Os micróbios que vivem no nosso corpo podem influenciar nosso comportamento
Com essa idade, aprendi que, mesmo sem estarmos doentes, somos habitados por bactérias, vírus, parasitas e fungos, que prosperam dentro de nosso organismo.
E me interroguei: esses micróbios, além de fazerem (eventualmente) com que a gente adoeça, não estariam dentro de nós como pilotos numa imensa espaçonave? Apesar de acreditarmos em nossa autonomia, quem sabe eles não estejam, de fato, no volante de nossa vida?
Justamente, os autores da pesquisa, Chris Reiber, J. Moore e outros, queriam saber se um vírus pode mandar em nós -não só alterar nosso humor, mas realmente influenciar nosso comportamento.
Eles descobriram que os infectados pelo vírus da gripe, durante o período da incubação (em que são contagiosos, mas não apresentam sintomas), tornam-se especialmente sociáveis. Em outras palavras, os infectados parecem agir no interesse do vírus, que é o de contagiar o máximo possível.
Claro, não é que os micróbios se sirvam da gente para levar a cabo um "plano" maquiavélico. Mas se entende, com Darwin, que um vírus que nos torne sociáveis durante a incubação só pode se dar bem na seleção natural, pois ele se espalhará facilmente. Ou seja, os micróbios mais eficientes seriam os que conseguem nos usar em seu interesse próprio, os que nos transformam em seus súcubos.
O que sobraria de nossa "autonomia" se todos os micróbios enquistados no nosso organismo influenciassem (silenciosamente) nossos pensamento e comportamento?
Kathleen McAuliffe, na "The Atlantic" de março (http://migre.me/8fwvb), conta a história de Jaroslav Flegr, um cientista que, há 20 anos, pretende que um parasita, o Toxoplasma gondii, manipule e transforme os que ele infecta.

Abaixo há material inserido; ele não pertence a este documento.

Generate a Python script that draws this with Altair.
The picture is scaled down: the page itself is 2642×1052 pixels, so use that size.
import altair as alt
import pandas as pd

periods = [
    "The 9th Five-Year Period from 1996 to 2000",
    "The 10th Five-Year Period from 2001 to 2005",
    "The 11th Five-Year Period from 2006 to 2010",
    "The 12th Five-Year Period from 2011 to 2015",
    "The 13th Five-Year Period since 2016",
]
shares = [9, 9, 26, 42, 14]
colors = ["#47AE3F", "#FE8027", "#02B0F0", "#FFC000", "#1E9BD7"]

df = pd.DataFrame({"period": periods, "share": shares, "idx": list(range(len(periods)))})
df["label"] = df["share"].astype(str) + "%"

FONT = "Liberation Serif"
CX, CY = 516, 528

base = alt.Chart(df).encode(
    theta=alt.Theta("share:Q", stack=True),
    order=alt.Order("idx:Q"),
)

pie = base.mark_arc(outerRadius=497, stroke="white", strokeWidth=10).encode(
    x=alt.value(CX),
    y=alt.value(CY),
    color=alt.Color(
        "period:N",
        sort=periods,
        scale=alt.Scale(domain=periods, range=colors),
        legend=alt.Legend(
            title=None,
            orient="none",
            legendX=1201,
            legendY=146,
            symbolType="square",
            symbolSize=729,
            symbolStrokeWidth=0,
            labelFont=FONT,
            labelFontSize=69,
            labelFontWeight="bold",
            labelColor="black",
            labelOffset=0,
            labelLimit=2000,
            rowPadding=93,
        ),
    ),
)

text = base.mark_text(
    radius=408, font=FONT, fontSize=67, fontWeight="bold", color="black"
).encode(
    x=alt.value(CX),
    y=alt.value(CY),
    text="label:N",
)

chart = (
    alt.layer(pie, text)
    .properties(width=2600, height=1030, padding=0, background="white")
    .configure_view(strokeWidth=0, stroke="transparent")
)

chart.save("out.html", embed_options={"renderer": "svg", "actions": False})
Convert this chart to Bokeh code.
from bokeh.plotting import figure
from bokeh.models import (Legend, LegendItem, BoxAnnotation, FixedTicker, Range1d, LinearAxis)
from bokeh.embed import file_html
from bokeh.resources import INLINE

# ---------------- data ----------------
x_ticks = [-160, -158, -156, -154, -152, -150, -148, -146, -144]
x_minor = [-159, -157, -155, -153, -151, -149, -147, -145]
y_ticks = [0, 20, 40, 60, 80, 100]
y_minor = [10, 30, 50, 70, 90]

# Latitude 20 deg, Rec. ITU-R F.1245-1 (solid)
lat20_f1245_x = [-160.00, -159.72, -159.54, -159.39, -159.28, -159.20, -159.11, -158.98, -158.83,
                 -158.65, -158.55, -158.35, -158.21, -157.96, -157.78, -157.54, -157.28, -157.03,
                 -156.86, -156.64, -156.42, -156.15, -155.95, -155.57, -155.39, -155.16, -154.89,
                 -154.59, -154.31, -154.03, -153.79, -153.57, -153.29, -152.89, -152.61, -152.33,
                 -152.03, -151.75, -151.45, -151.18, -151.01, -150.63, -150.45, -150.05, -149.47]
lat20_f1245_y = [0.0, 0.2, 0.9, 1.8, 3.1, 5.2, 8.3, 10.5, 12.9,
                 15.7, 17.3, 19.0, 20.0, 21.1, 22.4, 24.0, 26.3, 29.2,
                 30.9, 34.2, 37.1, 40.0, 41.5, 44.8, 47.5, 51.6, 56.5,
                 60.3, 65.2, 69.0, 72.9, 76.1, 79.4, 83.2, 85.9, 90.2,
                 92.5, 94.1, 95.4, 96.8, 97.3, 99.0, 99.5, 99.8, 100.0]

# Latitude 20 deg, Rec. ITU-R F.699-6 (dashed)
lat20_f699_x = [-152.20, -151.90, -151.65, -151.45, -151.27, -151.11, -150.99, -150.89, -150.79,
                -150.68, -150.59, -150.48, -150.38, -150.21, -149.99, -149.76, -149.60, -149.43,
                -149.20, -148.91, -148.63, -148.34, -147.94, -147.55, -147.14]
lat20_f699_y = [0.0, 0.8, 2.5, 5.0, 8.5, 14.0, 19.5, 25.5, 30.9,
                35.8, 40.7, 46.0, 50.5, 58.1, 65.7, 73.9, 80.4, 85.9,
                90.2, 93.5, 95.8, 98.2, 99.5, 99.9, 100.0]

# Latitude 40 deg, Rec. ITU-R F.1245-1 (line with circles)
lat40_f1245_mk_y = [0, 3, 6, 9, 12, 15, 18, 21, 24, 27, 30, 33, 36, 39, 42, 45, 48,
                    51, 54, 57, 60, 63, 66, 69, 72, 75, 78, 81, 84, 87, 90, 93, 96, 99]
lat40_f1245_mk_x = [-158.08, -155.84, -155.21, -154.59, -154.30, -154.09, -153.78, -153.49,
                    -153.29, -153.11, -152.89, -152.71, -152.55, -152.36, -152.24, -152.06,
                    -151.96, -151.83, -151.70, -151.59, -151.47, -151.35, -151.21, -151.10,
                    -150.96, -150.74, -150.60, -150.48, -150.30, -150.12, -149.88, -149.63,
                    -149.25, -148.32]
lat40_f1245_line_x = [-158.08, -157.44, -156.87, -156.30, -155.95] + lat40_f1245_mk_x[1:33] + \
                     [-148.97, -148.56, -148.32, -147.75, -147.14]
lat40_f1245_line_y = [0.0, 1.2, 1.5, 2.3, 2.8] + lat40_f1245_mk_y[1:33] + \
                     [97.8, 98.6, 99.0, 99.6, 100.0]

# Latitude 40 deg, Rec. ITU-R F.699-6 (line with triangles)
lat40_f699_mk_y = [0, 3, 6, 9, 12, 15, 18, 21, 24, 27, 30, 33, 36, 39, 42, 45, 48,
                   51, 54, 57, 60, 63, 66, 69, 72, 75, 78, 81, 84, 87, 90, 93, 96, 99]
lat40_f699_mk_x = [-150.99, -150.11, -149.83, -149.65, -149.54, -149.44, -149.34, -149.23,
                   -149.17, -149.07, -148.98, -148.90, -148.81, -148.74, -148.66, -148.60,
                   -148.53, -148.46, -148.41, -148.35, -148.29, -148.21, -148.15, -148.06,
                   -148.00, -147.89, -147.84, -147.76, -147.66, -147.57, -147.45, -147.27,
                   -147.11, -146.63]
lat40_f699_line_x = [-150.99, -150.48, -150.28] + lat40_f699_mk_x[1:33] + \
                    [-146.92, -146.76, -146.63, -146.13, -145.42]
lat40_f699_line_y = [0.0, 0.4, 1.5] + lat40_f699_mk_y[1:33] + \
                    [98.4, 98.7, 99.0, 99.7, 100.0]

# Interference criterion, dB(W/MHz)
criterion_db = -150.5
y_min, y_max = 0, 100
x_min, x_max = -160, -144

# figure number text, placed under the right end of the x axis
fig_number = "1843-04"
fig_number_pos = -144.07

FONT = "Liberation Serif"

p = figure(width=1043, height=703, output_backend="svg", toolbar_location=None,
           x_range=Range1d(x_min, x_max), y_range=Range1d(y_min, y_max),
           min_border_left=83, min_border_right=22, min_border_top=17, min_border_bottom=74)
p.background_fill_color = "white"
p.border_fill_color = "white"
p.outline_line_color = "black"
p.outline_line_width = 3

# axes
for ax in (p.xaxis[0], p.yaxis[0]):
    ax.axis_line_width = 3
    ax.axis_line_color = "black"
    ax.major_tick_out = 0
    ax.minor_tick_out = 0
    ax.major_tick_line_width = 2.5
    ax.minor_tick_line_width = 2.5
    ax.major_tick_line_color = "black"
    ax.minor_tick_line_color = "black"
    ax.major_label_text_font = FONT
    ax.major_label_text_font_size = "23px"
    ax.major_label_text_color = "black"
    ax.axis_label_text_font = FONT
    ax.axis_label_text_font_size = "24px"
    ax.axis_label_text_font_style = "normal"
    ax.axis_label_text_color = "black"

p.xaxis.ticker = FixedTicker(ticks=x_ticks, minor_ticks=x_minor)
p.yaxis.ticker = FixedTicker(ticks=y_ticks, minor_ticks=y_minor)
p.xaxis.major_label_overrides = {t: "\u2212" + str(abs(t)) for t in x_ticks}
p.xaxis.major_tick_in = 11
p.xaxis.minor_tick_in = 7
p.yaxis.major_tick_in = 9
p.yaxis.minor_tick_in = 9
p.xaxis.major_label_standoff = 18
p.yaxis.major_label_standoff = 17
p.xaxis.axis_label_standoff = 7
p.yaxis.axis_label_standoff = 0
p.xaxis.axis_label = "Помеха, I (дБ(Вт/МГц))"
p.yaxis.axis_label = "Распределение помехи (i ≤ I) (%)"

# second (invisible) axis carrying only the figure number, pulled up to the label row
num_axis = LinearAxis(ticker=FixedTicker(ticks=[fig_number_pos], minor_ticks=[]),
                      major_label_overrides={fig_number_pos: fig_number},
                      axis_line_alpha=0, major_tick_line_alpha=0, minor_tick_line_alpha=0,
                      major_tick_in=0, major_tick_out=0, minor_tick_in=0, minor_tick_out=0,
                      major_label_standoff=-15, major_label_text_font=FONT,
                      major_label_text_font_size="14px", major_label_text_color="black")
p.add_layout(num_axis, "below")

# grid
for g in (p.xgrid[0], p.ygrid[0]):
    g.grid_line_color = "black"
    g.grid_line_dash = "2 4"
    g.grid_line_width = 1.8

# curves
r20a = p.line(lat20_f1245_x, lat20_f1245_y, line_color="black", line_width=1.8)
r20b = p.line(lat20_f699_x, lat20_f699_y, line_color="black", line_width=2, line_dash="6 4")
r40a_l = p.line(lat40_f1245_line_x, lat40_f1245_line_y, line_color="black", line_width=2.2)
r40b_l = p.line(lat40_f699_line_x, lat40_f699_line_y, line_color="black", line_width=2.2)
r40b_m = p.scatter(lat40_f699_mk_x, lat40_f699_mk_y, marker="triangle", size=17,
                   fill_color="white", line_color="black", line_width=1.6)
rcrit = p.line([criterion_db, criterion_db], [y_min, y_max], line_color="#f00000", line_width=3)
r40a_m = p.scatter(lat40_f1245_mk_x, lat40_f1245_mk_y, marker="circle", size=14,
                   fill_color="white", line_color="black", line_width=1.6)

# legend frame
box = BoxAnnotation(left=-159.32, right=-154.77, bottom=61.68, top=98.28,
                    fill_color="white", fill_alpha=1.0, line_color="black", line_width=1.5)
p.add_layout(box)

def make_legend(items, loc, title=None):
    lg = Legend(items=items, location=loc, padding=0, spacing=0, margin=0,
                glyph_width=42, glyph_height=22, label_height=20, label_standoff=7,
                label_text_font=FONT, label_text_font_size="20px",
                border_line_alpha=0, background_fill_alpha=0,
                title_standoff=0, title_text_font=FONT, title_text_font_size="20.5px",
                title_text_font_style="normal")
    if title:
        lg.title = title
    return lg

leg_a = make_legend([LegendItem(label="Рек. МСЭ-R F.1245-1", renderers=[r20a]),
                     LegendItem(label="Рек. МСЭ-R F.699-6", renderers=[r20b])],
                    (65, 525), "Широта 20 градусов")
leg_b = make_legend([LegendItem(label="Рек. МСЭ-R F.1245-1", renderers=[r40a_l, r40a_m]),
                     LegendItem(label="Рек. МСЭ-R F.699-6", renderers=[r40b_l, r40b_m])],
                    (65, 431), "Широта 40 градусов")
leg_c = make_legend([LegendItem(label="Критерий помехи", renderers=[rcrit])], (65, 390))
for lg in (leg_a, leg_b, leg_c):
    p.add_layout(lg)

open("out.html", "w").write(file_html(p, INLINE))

O hospedeiro definitivo do Toxoplasma gondii é o gato, em cujo corpo o parasita se reproduz sexualmente. Seu hospedeiro intermediário típico é o rato, que se infecta ao ingerir o Toxoplasma (direta ou indiretamente) nas fezes do gato e, logo, ao ser comido por um felino, leva o parasita de volta para seu hospedeiro definitivo.
Agora, o Toxoplasma pode infectar qualquer mamífero, enquistando-se no tecido muscular e no cérebro. Nos humanos, ele é presente em 55% dos franceses (comedores de carne crua -claro, de boi infectado) e em 10 a 20% dos norte-americanos. Em tese, pouco importa, pois o Toxoplasma só seria perigoso na gravidez, quando produz malformações fetais. Mas será que esse é seu único efeito?
Há mais de uma década, descobriu-se que o Toxoplasma altera o comportamento dos ratos infectados, tornando-os atrevidos e fãs do cheiro da urina de gato (de que normalmente eles fugiriam). Ou seja, o Toxoplasma transforma o rato numa presa mais fácil para o gato, no estômago do qual o parasita quer acabar sua viagem.
Outra surpresa. Nos ratos (e só neles), o parasita pode ser transmitido por via sexual; ora, verifica-se que os ratos machos infectados são inexplicavelmente mais desejáveis aos olhos das fêmeas.
Um parasita capaz de influenciar o cérebro do rato, seu hospedeiro intermediário preferido, não teria efeito algum quando se instala no nosso cérebro?
Para começar, o Toxoplasma parece produzir em nós alguns efeitos parecidos com os que ele produz nos ratos: por exemplo, muitos humanos infectados passam a achar agradável o cheiro da urina de gato. Nada dramático: a gente é raramente comido por gatos (mas resta a pergunta: se você adora gatos, é porque gosta mesmo ou porque carrega o Toxoplasma gondii no seu cérebro?).
Há mais: a presença do Toxoplasma gondii no cérebro alavanca a produção de dopamina, um neurotransmissor cujo excesso é um dos fatores no conjunto de causas possíveis da esquizofrenia (http://migre.me/8fxYX).
Enfim, o fato é que estamos começando a descobrir que os micróbios aparentemente inócuos que vivem no nosso corpo podem influenciar nosso comportamento.
Não acredito que sejamos os títeres de germes, parasitas, fungos e vírus, mas, certamente, o ambiente que nos constitui e determina não é só o das interações com nossos semelhantes. É também o de interações misteriosas com seres que sequer enxergamos. Inquietante, hein?